自汉末建安以来社会的动荡不安,激起了文人士子忧国忧民的忧患意识,掀起了一股强大的以清议批评时政之风。然而经过两次“党锢之祸”的打击,他们对以前的价值观念、人生理想、生活方式产生怀疑,开始了对现实、人生的深刻反思。生存环境的恶化,拉大了汉末魏晋士人与政治的距离,他们在无休止的政治仇杀和政治迫害中,看到了政治斗争的残酷和人生的短暂,社会参与意识越来越淡薄,不仅隐逸者增多,居官者也多不理政事,以朝隐为高尚。汉末魏晋士人感悟到了要珍视个体生命、充分享受人生的道理,进而对束缚人性的儒家的纲常名教产生厌恶心理,而崇尚老庄的自然人格在价值取向和生活方式上使他们从重功利转向轻功利,从积极入世转向渴望出世。他们理性地认识到了儒家价值观念与人生实践结果的背离,人生目的由以前对社会、国家、群体的重视转向对自我生命、享乐、欲望的关注。这样,当个人与社会产生矛盾冲突时便很自然地以否定现实来肯定理想,以否定社会来肯定自我。

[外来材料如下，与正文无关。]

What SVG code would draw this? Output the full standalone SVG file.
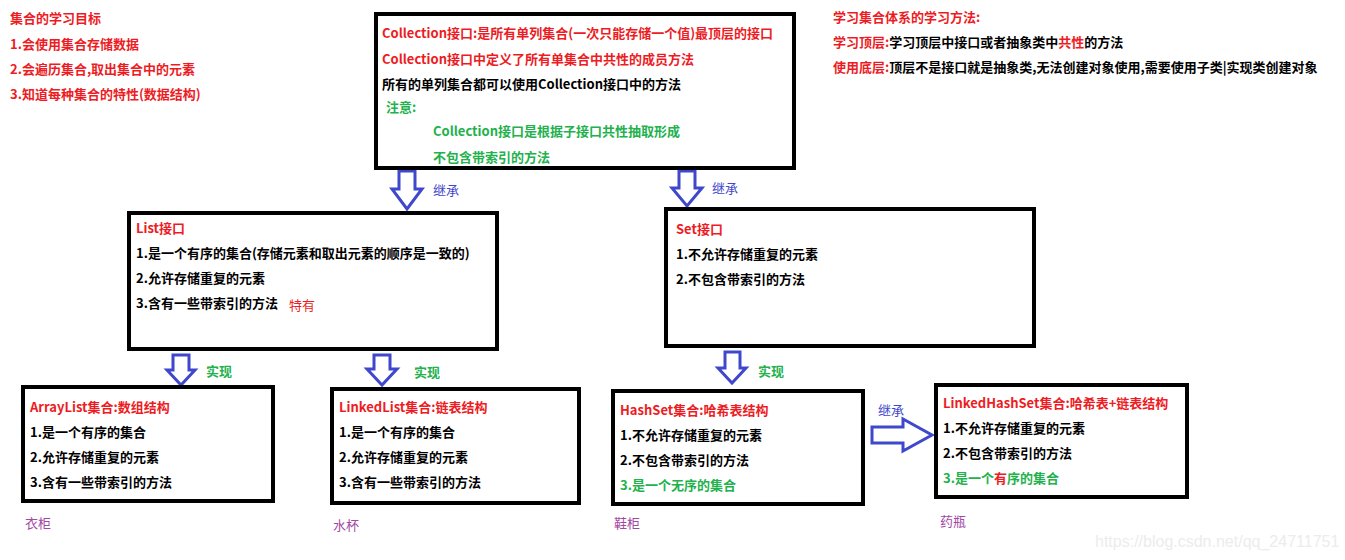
<svg xmlns="http://www.w3.org/2000/svg" width="1345" height="560" viewBox="0 0 1345 560">
<style>
text{font-family:"Microsoft YaHei","Noto Sans CJK SC","Noto Sans",sans-serif;font-size:13px;font-weight:bold;fill:#000}
.r{fill:#ed1c24}
.g{fill:#22b14c}
.b{fill:#3f48cc;font-weight:normal}
.p{fill:#a349a4;font-weight:normal}
.box{fill:#fff;stroke:#000;stroke-width:4}
.arr{fill:#fff;stroke:#3f48cc;stroke-width:3;stroke-linejoin:miter}
.wm{font-family:"Liberation Sans",Arial,sans-serif;font-size:16px;font-weight:normal;fill:#ececec}
</style>
<rect width="1345" height="560" fill="#fff"/>

<g id="goals">
<text x="10" y="23" class="r">集合的学习目标</text>
<text x="10" y="49" class="r">1.会使用集合存储数据</text>
<text x="10" y="74" class="r">2.会遍历集合,取出集合中的元素</text>
<text x="10" y="99" class="r">3.知道每种集合的特性(数据结构)</text>
</g>

<g id="method">
<text x="833" y="22" class="r">学习集合体系的学习方法:</text>
<text x="833" y="47"><tspan class="r">学习顶层:</tspan>学习顶层中接口或者抽象类中<tspan class="r">共性</tspan>的方法</text>
<text x="833" y="72"><tspan class="r">使用底层:</tspan>顶层不是接口就是抽象类,无法创建对象使用,需要使用子类|实现类创建对象</text>
</g>

<g id="connectors">
<path class="arr" d="M399,171 L415,171 L415,189 L422,189 L407,209 L392,189 L399,189 Z"/>
<text x="433" y="195" class="b">继承</text>
<path class="arr" d="M679,171 L695,171 L695,188 L702,188 L687,206 L672,188 L679,188 Z"/>
<text x="712" y="193" class="b">继承</text>
<path class="arr" d="M173,355 L189,355 L189,370 L195,370 L181,385 L167,370 L173,370 Z"/>
<text x="206" y="376" class="g">实现</text>
<path class="arr" d="M374,355 L390,355 L390,369 L397,369 L382,385 L367,369 L374,369 Z"/>
<text x="414" y="377" class="g">实现</text>
<path class="arr" d="M725,352 L740,352 L740,368 L746,368 L732,383 L718,368 L725,368 Z"/>
<text x="758" y="376" class="g">实现</text>
<path class="arr" d="M872,427 L903,427 L903,419 L932,435 L903,451 L903,443 L872,443 Z"/>
<text x="878" y="415" class="b">继承</text>
</g>

<g id="collection">
<rect class="box" x="376" y="14" width="418" height="154"/>
<text x="382" y="38" class="r">Collection接口:是所有单列集合(一次只能存储一个值)最顶层的接口</text>
<text x="382" y="64" class="r">Collection接口中定义了所有单集合中共性的成员方法</text>
<text x="382" y="89">所有的单列集合都可以使用Collection接口中的方法</text>
<text x="386" y="112" class="g">注意:</text>
<text x="433" y="136" class="g">Collection接口是根据子接口共性抽取形成</text>
<text x="433" y="162" class="g">不包含带索引的方法</text>
</g>

<g id="list">
<rect class="box" x="129" y="213" width="368" height="136"/>
<text x="136" y="233" class="r">List接口</text>
<text x="136" y="258">1.是一个有序的集合(存储元素和取出元素的顺序是一致的)</text>
<text x="136" y="283">2.允许存储重复的元素</text>
<text x="136" y="308">3.含有一些带索引的方法</text>
<text x="289" y="310" class="r" style="font-weight:normal">特有</text>
</g>

<g id="set">
<rect class="box" x="666" y="209" width="368" height="137"/>
<text x="676" y="234" class="r">Set接口</text>
<text x="676" y="259">1.不允许存储重复的元素</text>
<text x="676" y="284">2.不包含带索引的方法</text>
</g>

<g id="arraylist">
<rect class="box" x="23" y="387" width="250" height="114"/>
<text x="30" y="412" class="r">ArrayList集合:数组结构</text>
<text x="30" y="437">1.是一个有序的集合</text>
<text x="30" y="462">2.允许存储重复的元素</text>
<text x="30" y="487">3.含有一些带索引的方法</text>
<text x="25" y="528" class="p">衣柜</text>
</g>

<g id="linkedlist">
<rect class="box" x="332" y="389" width="247" height="114"/>
<text x="339" y="412" class="r">LinkedList集合:链表结构</text>
<text x="339" y="437">1.是一个有序的集合</text>
<text x="339" y="462">2.允许存储重复的元素</text>
<text x="339" y="487">3.含有一些带索引的方法</text>
<text x="333" y="530" class="p">水杯</text>
</g>

<g id="hashset">
<rect class="box" x="613" y="391" width="250" height="113"/>
<text x="620" y="415" class="r">HashSet集合:哈希表结构</text>
<text x="620" y="440">1.不允许存储重复的元素</text>
<text x="620" y="465">2.不包含带索引的方法</text>
<text x="620" y="490" class="g">3.是一个无序的集合</text>
<text x="614" y="528" class="p">鞋柜</text>
</g>

<g id="linkedhashset">
<rect class="box" x="936" y="385" width="251" height="112"/>
<text x="943" y="408" class="r">LinkedHashSet集合:哈希表+链表结构</text>
<text x="943" y="433">1.不允许存储重复的元素</text>
<text x="943" y="458">2.不包含带索引的方法</text>
<text x="943" y="483" class="g">3.是一个<tspan class="r">有</tspan>序的集合</text>
<text x="940" y="526" class="p">药瓶</text>
</g>

<text x="1095" y="547" class="wm">https://blog.csdn.net/qq_24711751</text>
</svg>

这种自主所标志的人的觉醒与以前的士人社会理性相比较,是以人的自然意识为本位的,是人的自然理性的觉醒。史上所说的“魏晋风度”,指的就是魏晋士人这种张扬自我,举止放达,生活情趣多样化,追求率真自然,潇洒脱俗的人生态度。魏晋士人消退了政治参与意识和功名进取心,但自我意识却在社会动乱和精神自由的夹缝中觉醒了。他们意识到了在社会角色义务之外,还应当有个人的生活追求、生活情趣和爱好,在公共的社会生活之外还应有属于自己的精神家园和生存空间。虽然这一时期尚未彻底脱离儒道两家对社会与自我的认识,但对儒道的无我思想已经有了很大程度的超越,自我的存在被强烈地意识到了。

唐代是我国文化发展史上又一次重视自我的人文主义时期。渔阳鼙鼓宣告了中国封建社会黄金时代的终结,安史之乱的铁蹄践灭了开元时代的富庶与繁华,摧毁了唐帝国百年的光荣。突如其来的战乱和政治格局的巨变像一场噩梦、一次劫难,流离颠沛与心理折磨残酷地摧垮了一代人的精神。挥之不去的沧桑变异与人生幻灭之感重重地压在心头,迫使人们走入自己的内心世界,调整心态,思索生命,关注自我。唐代士人以疏离、旁观的姿态冷眼漠视现实,无可无不可,并以极为务实的、功利的人生态度执著于自我狭小的世俗生活之中,正像蒋寅先生所解剖的那样,“他们希望忘掉那噩梦般令人心有余悸的岁月,追回逝去的青春,补偿失去的天伦之乐,生活态度由盛唐的理想主义、英雄主义转向平凡、世俗的人伦情感和家庭生活乐趣”[27]。陶渊明的生活态度与处世方式得到人们的接受,顺化、放达、闲逸成为人生的大要,人们追求超脱世俗,悠然地徜徉在自我的精神家园之中。

明代出现了资本主义经济的萌芽,经济的发展悄悄改变着人们的生活需求和社会习俗,特别是商品经济本身自由发展的诉求,使商人与市民阶层急于要摆脱传统道德的束缚,追求人格的独立与自由。在士人阶层,绵延千年的重本轻末价值观已悄然发生变化,虽然科举仍被普遍视为厕身仕途的正道,但许多文人士子绝意仕途,洁身自好,隐逸画家越来越多,统治者在思想文化上逐渐失控,出现了诸多反正统的异端思想。与这种渐趋勃兴的思潮并进的,便是陆王心学的风行。心学旨在打破程朱思想独霸天下的局面,反对以圣人的是非为是非,客观效果就是冲破传统思想的藩篱,强调个人意志的力量。心学的风行为市民文化崇尚自我的心态提供了理论依据。反理学、反传统成为这一时期普遍的社会心态,而继承和发展了陆王心学的晚明思想家李贽的“童心”说,则更为直接地把人的自然心性、感性欲望、官能享受擢升至人之为人的本体位置,李贽提出“天生一人自有一人之用,不待取给于孔子而后足也”。这一时期涌现了大批具有强烈自主意识的画家,强调个性的张扬和自我心性的表述。比如明末清初的石涛在其《题画待跋》中这样写道:“书与画,天生自有一人职掌一人之事”,在《苦瓜和尚语录》中更是把这种自我意识强调到前无古人的崇高地位,开篇就号称“一画之法,乃自我立”。